Could Suffolk become a refuge for polar bears?

One of the Jimmy's Farm polar bears
A wildlife park is investigating the effect climate change has on polar bears [Luke Deal/BBC]

A wildlife park is researching whether Suffolk could become a permanent refuge for polar bears as climate change impacts the world.

Jimmy's Farm & Wildlife Park near Ipswich is home to three polar bears that enjoy a 16-acre (6.5ha) enclosure.

Stevie Sheppard, park director, said they were investigating the effects of climate change on the habitats of the Arctic mammals.

He explained that polar bears only thriving in extremely cold environments was a common misconception.

"In the summer season, they're in flower meadows and in Hudson Bay, which is the polar bear capital of the world, they're hitting temperatures of 35C year on year," he said.

Stevie Sheppard
Stevie Sheppard said polar bears in the wild were spending less time in cold environments [Luke Deal/BBC]

"There's always this misconception that polar bears live in sea ice and they're in the snow all the time," Mr Sheppard told BBC Radio Suffolk.

"Actually for six months of the year - now more than that because we haven't got the ice caps and the sea ice that we used to - they're getting shorter windows [in the ice]."

'Natural habitat'

The park's three polar bears - Ewa, Flocke and Tala - have access to a large pond as well as a wooded area.

Mr Sheppard said the bears had been sunbathing and enjoying the cool water during the recent warm weather.

The park is investigating whether the species is losing its natural habitat and what can be done to safeguard them in the future.
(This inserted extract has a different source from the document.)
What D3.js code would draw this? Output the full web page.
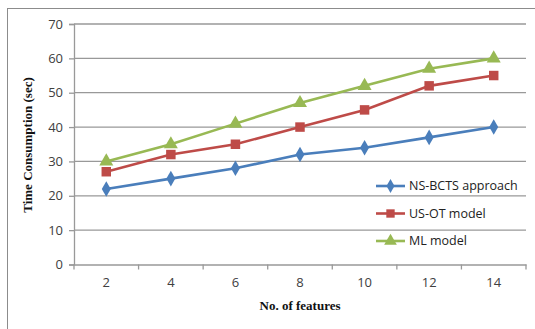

Mr Sheppard explained it would take a few years as they monitor weather and climate patterns.

"We're researching because with climate change are we losing their natural habitat," Mr Sheppard added.

"If we are, do we need to make a refuge and could Suffolk be a really good refuge?"

But Chris Lewis, of international wildlife charity Born Free, sounded a note of caution.

He said: "When society looks back in years to come, people will rightly be shocked that zoos ever thought that they could keep such wide-ranging animals, that are fine-tuned to survive in such extreme conditions, in a captive environment.

"The zoo industry must remove their blinkers and accept that the welfare needs of polar bears cannot be met in captivity and humanely bring this practice to its long-awaited end."